NMC consulting on its English language test approach and whether it should consider accepting alternative evidence of English language competence.
Matthew McClelland, NMC Executive Director of Strategy and Insight, wrote on the NMC’s website:
“Effective communication is vital for high-quality, person-centred care and fundamental to public trust and confidence in health and care professionals. Clinical practice requires nurses, midwives, and nursing associates to communicate with patients and colleagues clearly, sensitively, and with kindness – very often on complex issues and in pressurised environments. This means it’s essential that everyone joining our register has strong English language skills.

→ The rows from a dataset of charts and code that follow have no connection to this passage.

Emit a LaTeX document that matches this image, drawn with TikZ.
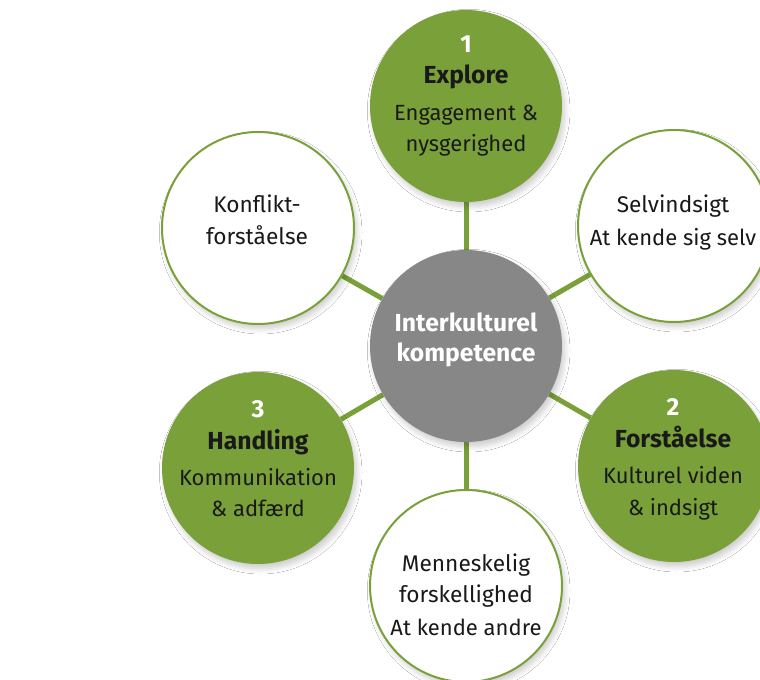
\documentclass[tikz,border=0pt]{standalone}
\usepackage{fontspec}
\setmainfont{Fira Sans}
\usetikzlibrary{shadows.blur}
\definecolor{kgreen}{RGB}{122,161,57}
\definecolor{kgray}{RGB}{135,135,135}
\definecolor{ktext}{RGB}{25,25,25}
\pgfdeclarelayer{bg}
\pgfsetlayers{bg,main}
\begin{document}
\begin{tikzpicture}[x=0.75pt,y=-0.75pt,
  bubble/.style={circle, minimum size=144pt, inner sep=0pt,
    blur shadow={shadow xshift=2pt, shadow yshift=-3.5pt, shadow blur radius=4pt, shadow opacity=20, shadow blur steps=8}},
  greenbubble/.style={bubble, fill=kgreen},
  whitebubble/.style={bubble, fill=white, draw=kgreen, line width=1.5pt},
  graybubble/.style={bubble, fill=kgray},
  txt/.style={anchor=base, align=center, text=ktext, inner sep=0pt,
    font=\fontsize{16.5}{23.5}\selectfont},
  conn/.style={draw=kgreen, line width=3.75pt}]
\useasboundingbox (0,0) rectangle (760,680);
% circles
\node[graybubble]  (c)  at (466,346) {};
\node[greenbubble] (n1) at (466,106) {};
\node[whitebubble] (n2) at (674,226) {};
\node[greenbubble] (n3) at (674,466) {};
\node[whitebubble] (n4) at (466,586) {};
\node[greenbubble] (n5) at (258,468) {};
\node[whitebubble] (n6) at (258,228) {};
% background and connectors
\begin{pgfonlayer}{bg}
\fill[white] (0,0) rectangle (760,680);
\foreach \n in {n1,n2,n3,n4,n5,n6} \draw[conn] (c) -- (\n);
\end{pgfonlayer}
% texts (anchored at the baseline of the last line)
\node[txt] (t1) at (466,152) {{\fontsize{18.5}{23.5}\selectfont\bfseries\color{white}1}\\{\fontsize{18.5}{23.5}\selectfont\bfseries Explore}\\[4pt]Engagement \&\\nysgerighed};
\node[txt] (t2) at (673,246) {{\fontsize{17}{23.5}\selectfont Selvindsigt}\\[1.5pt]At kende sig selv};
\node[txt] (t3) at (673,515) {{\fontsize{18.5}{23.5}\selectfont\bfseries\color{white}2}\\{\fontsize{18.5}{23.5}\selectfont\bfseries Forståelse}\\[4pt]Kulturel viden\\\& indsigt};
\node[txt, font=\fontsize{17}{23}\selectfont] (t4) at (466,635) {Menneskelig\\forskellighed\\[1.5pt]{\fontsize{16.5}{23.5}\selectfont At kende andre}};
\node[txt] (t5) at (258,517) {{\fontsize{18.5}{23.5}\selectfont\bfseries\color{white}3}\\{\fontsize{18.5}{23.5}\selectfont\bfseries Handling}\\[4pt]Kommunikation\\\& adfærd};
\node[txt, font=\fontsize{17}{24}\selectfont] (t6) at (257,245) {Konflikt-\\forståelse};
\node[txt, text=white, font=\fontsize{18.5}{22.5}\selectfont\bfseries] (tc) at (466,362) {Interkulturel\\kompetence};
\end{tikzpicture}
\end{document}
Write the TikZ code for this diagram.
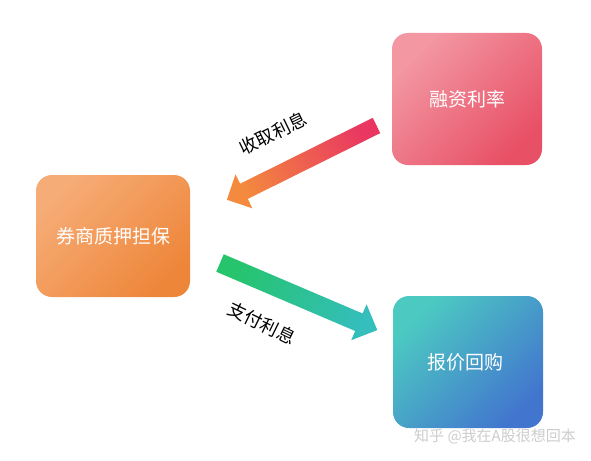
\documentclass[tikz,border=0pt]{standalone}
\usepackage{fontspec}
\setmainfont{Noto Sans CJK SC}
\definecolor{pinkA}{RGB}{243,152,163}
\definecolor{pinkB}{RGB}{232,80,102}
\definecolor{oranA}{RGB}{246,172,118}
\definecolor{oranB}{RGB}{238,134,58}
\definecolor{tealA}{RGB}{76,202,194}
\definecolor{tealB}{RGB}{66,118,206}
\definecolor{arrRed}{RGB}{233,55,97}
\definecolor{arrOra}{RGB}{243,138,62}
\definecolor{arrGrn}{RGB}{38,196,108}
\definecolor{arrTeal}{RGB}{52,190,188}
\definecolor{wmark}{RGB}{205,205,205}
\tikzset{
  boxshape/.style={rounded corners=16pt, shading=axis},
  boxtext/.style={text=white, font=\fontsize{19}{22}\selectfont},
  arrlabel/.style={font=\fontsize{18}{21}\selectfont, text=black, inner sep=0pt},
}
\begin{document}
\begin{tikzpicture}[x=1pt,y=-1pt]
\useasboundingbox[fill=white] (0,0) rectangle (591,460);
% boxes
\path[boxshape, top color=pinkA, bottom color=pinkB, shading angle=45]
  (392,33) rectangle (542,165);
\node[boxtext] (rate) at (467,99) {融资利率};
\path[boxshape, top color=oranA, bottom color=oranB, shading angle=45]
  (36,175) rectangle (190,297);
\node[boxtext] (pledge) at (113,236) {券商质押担保};
\path[boxshape, top color=tealA, bottom color=tealB, shading angle=45]
  (393,296) rectangle (543,428);
\node[boxtext] (repo) at (465,362) {报价回购};
% arrow 1 (收取利息)
\begin{scope}[shift={(376.5,125.5)}, rotate=206.4]
  \path[shading=axis, top color=arrRed, bottom color=arrOra, shading angle=-63.6]
    (0,-8.5) -- (148,-8.5) -- (148,-19) -- (167,0) -- (148,19) -- (148,8.5) -- (0,8.5) -- cycle;
\end{scope}
% arrow 2 (支付利息)
\begin{scope}[shift={(220,263)}, rotate=-23.1]
  \path[shading=axis, top color=arrGrn, bottom color=arrTeal, shading angle=66.2]
    (0,-9.5) -- (151,-9.5) -- (151,-19.5) -- (171,0) -- (151,19.5) -- (151,9.5) -- (0,9.5) -- cycle;
\end{scope}
% labels
\node[arrlabel, rotate=26] (l1) at (273,133) {收取利息};
\node[arrlabel, rotate=-26] (l2) at (262,323) {支付利息};
% watermark
\node[text=wmark, font=\fontsize{15}{18}\selectfont, inner sep=0pt] (wm) at (495,436) {知乎 @我在A股很想回本};
\end{tikzpicture}
\end{document}
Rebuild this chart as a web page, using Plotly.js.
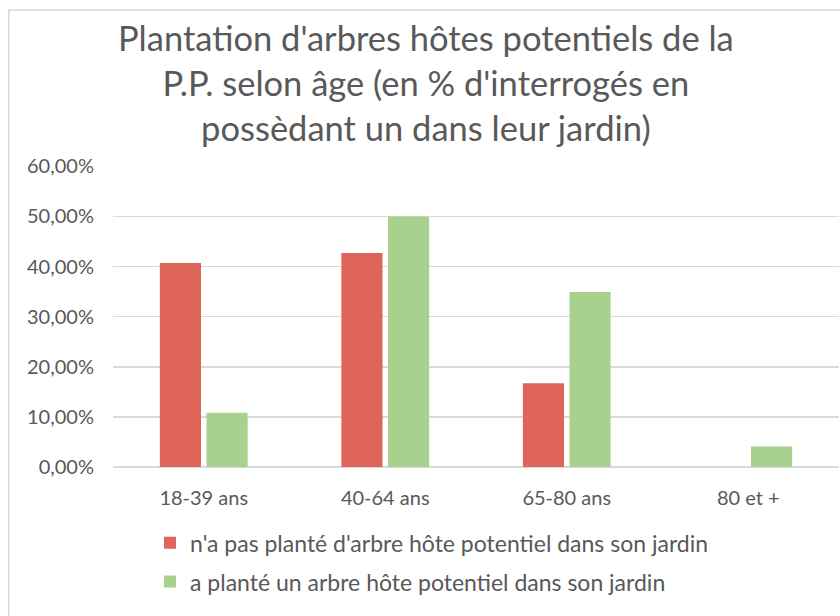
<!DOCTYPE html>
<html>
<head>
<meta charset="utf-8">
<script src="https://cdn.plot.ly/plotly-3.0.1.min.js"></script>
<style>html,body{margin:0;padding:0;background:#fff;}#chart{width:840px;height:616px;}</style>
</head>
<body>
<div id="chart"></div>
<script>
var categories = ["18-39 ans", "40-64 ans", "65-80 ans", "80 et +"];
var seriesNames = ["n'a pas planté d'arbre hôte potentiel dans son jardin", "a planté un arbre hôte potentiel dans son jardin"];
var notPlanted = [0.407, 0.427, 0.167, 0];
var planted = [0.108, 0.500, 0.349, 0.041];
var yTicks = [0, 0.1, 0.2, 0.3, 0.4, 0.5, 0.6];

var fontFam = "Lato, 'Liberation Sans', Arial, sans-serif";
var traces = [
  {type: "bar", x: categories, y: notPlanted, name: seriesNames[0], legendgroup: "a",
   marker: {color: "#DF6459", line: {width: 0}}, hoverinfo: "x+y"},
  {type: "bar", x: categories, y: planted, name: seriesNames[1], legendgroup: "b",
   marker: {color: "#A9D18E", line: {width: 0}}, hoverinfo: "x+y"}
];
var layout = {
  width: 840, height: 616,
  paper_bgcolor: "#ffffff", plot_bgcolor: "#ffffff",
  separators: ", ",
  margin: {l: 113, r: 1, t: 166, b: 149, pad: 0},
  font: {family: fontFam, color: "#595959", size: 20},
  title: {text: "Plantation d'arbres hôtes potentiels de la<br>P.P. selon âge (en % d'interrogés en<br>possèdant un dans leur jardin)",
          font: {family: fontFam, size: 34.5, color: "#595959"},
          x: 0.507, xanchor: "center", xref: "container", y: 0.917, yanchor: "top", yref: "container"},
  barmode: "group", bargap: 0.486, bargroupgap: 0.118,
  xaxis: {showgrid: false, showline: false, ticks: "", ticklabelstandoff: 17,
          tickfont: {size: 20, color: "#595959"}, fixedrange: true},
  yaxis: {range: [0, 0.6005], tickvals: yTicks, tickformat: ".2%", gridcolor: "#D9D9D9", gridwidth: 1.5,
          zeroline: true, zerolinecolor: "#D9D9D9", zerolinewidth: 1.5, showline: false, ticks: "",
          ticklabelstandoff: 18, tickfont: {size: 20, color: "#595959"}, automargin: false, fixedrange: true},
  showlegend: true,
  legend: {orientation: "v", x: 0.051, xanchor: "left", y: -0.18, yanchor: "top",
           traceorder: "grouped", tracegroupgap: 6, font: {size: 23, color: "#595959"},
           itemwidth: 30, bgcolor: "rgba(0,0,0,0)"},
  shapes: [{type: "rect", xref: "paper", yref: "paper", x0: -0.1436, x1: 1.2, y0: -1.0, y1: 1.518,
            line: {color: "#D9D9D9", width: 1.5}, fillcolor: "rgba(0,0,0,0)", layer: "below"}]
};
Plotly.newPlot("chart", traces, layout, {displayModeBar: false, staticPlot: true});
</script>
</body>
</html>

“Everyone joining our register has to demonstrate their English language competence in one of three ways. One way is to train in English, and another is to practise in an English-speaking role as a registered nursing or midwifery professional. The other way is to take an approved English language test. That’s the route most internationally trained professionals use.
“In 2021–2022, more than 23,000 internationally trained professionals joined our register, and the vast majority had taken an English language test. The two tests we currently accept are IELTS and OET, both of which are reputable, not-for-profit tests used by many regulators and other organisations around the world.”
He continued by confirming that the NMC “will be consulting on two areas: firstly our English language test approach and , secondly, whether we should consider accepting alternative evidence of English language competence, such as employer references, evidence of unregulated practice in a healthcare setting in the UK, or postgraduate qualifications that are taught and examined in English…We’ll run the consultation for eight weeks to give everyone plenty of time to have their say, but also to ensure we can develop and implement any new proposals as quickly as possible.”